This question is so complex it’s making my head spin; basically here is the deal, I started talking to a woman who was way out in the traditional Catholicism, or I should “high church Protestantism”, where they agree with everything the Catholic church teaches **EXCEPT **catechism 1260, along with some other stuff. In the conversation her friend basically damned me to hell for accepting this teaching:
1260 “Since Christ died for all, and since all men are in fact called to one and the same destiny, which is divine, we must hold that the Holy Spirit offers to all the possibility of being made partakers, in a way known to God, of the Paschal mystery.” Every man who is ignorant of the Gospel of Christ and of his Church, but seeks the truth and does the will of God in accordance with his understanding of it, can be saved.
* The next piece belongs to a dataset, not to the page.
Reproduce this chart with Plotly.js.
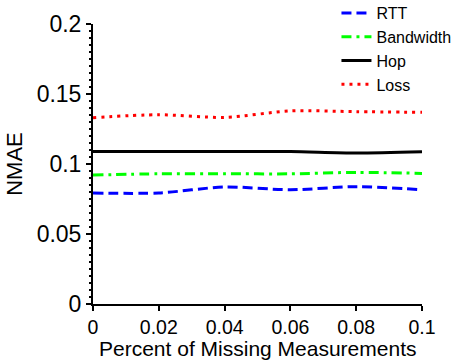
<!DOCTYPE html>
<html>
<head>
<meta charset="utf-8">
<script src="https://cdn.plot.ly/plotly-3.0.1.min.js"></script>
<style>html,body{margin:0;padding:0;background:#fff;}#chart{width:464px;height:360px;}</style>
</head>
<body>
<div id="chart"></div>
<script>
const missing = [0, 0.02, 0.04, 0.06, 0.08, 0.1];
const rtt = [0.0793, 0.0793, 0.0836, 0.0816, 0.0838, 0.0816];
const bandwidth = [0.0921, 0.0930, 0.0930, 0.0930, 0.0940, 0.0933];
const hop = [0.1090, 0.1090, 0.1090, 0.1089, 0.1079, 0.1088];
const loss = [0.1331, 0.1352, 0.1333, 0.1379, 0.1374, 0.1369];
const xTicks = [0, 0.02, 0.04, 0.06, 0.08, 0.1];
const xTickText = ['0', '0.02', '0.04', '0.06', '0.08', '0.1'];
const yTicks = [0, 0.05, 0.1, 0.15, 0.2];
const yTickText = ['0', '0.05', '0.1', '0.15', '0.2'];
const xTitle = 'Percent of Missing Measurements';
const yTitle = 'NMAE';

const FONT = 'Liberation Sans, Arial, Helvetica, sans-serif';
function tr(name, y, color, dash) {
  return {x: missing, y: y, name: name, type: 'scatter', mode: 'lines',
    line: {color: color, width: 3, dash: dash, shape: 'spline', smoothing: 0.8}};
}
const data = [
  tr('RTT', rtt, '#0000ff', '10px,5px'),
  tr('Bandwidth', bandwidth, '#00ff00', '10px,5px,3px,5px'),
  tr('Hop', hop, '#000000', 'solid'),
  tr('Loss', loss, '#ff0000', '3px,5px')
];
const layout = {
  width: 464, height: 360,
  margin: {l: 93, r: 42, t: 24, b: 56, autoexpand: false},
  paper_bgcolor: '#fff', plot_bgcolor: '#fff',
  font: {family: FONT, color: '#000', size: 21},
  showlegend: true,
  legend: {x: 0.74, xanchor: 'left', y: 1.1, yanchor: 'top', bgcolor: 'rgba(0,0,0,0)',
    font: {size: 16, family: FONT}, itemwidth: 30, tracegroupgap: 0},
  xaxis: {range: [0, 0.1], tickvals: xTicks, ticktext: xTickText, showgrid: false, zeroline: false,
    showline: true, linecolor: '#000', linewidth: 2, ticks: 'outside', ticklen: 5, tickwidth: 2, tickcolor: '#000',
    ticklabelstandoff: 0,
    tickfont: {size: 19.5}},
  yaxis: {range: [0, 0.2], tickvals: yTicks, ticktext: yTickText, showgrid: false, zeroline: false,
    showline: true, linecolor: '#000', linewidth: 2, ticks: 'outside', ticklen: 5, tickwidth: 2, tickcolor: '#000',
    tickfont: {size: 23},
    minor: {dtick: 0.005, ticks: 'outside', ticklen: 2.5, tickwidth: 1.5, tickcolor: '#000', showgrid: false},
    title: {text: yTitle, font: {size: 22}, standoff: 8}},
  annotations: [{text: xTitle, xref: 'paper', yref: 'paper', x: 0.5, y: -56/280, xanchor: 'center', yanchor: 'bottom',
    showarrow: false, font: {size: 21, family: FONT, color: '#000'}, borderpad: 0, yshift: -1}]
};
Plotly.newPlot('chart', data, layout, {displayModeBar: false, staticPlot: true});
</script>
</body>
</html>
It may be supposed that such persons would have desired Baptism explicitly if they had known its necessity.
From what I can tell the disagreement lies in Baptism of Desire (BOD), they believe that the “modern” understanding of BOD is a total contradiction of most of historical Church teaching. Which has become slowly corrupted; starting with St. Thomas Aquinas (I believe).
In John, Jesus says you need to be born by both the water and the spirit and the Dogma of the Catholic church states that you must be baptized - no exceptions. In fairness, I can see their point, I just need to understand mine.
**I need to know how did the Church arrive at this interpretation of BOD when there is abundant early church fathers that basically taught otherwise?
If the Church has taught for nearly 2000 years that if you’re not baptized you go to hell (exception Catechumenates, age of reason, and disabled), how can the Church change it?
Much, much, much thanks whoever can give me full understanding on how to answer this object to the faith. BTW, I’m still in RCIA, so this kind of a stumbling block for me right now, so I’m sure you’ll get a gold star in heaven.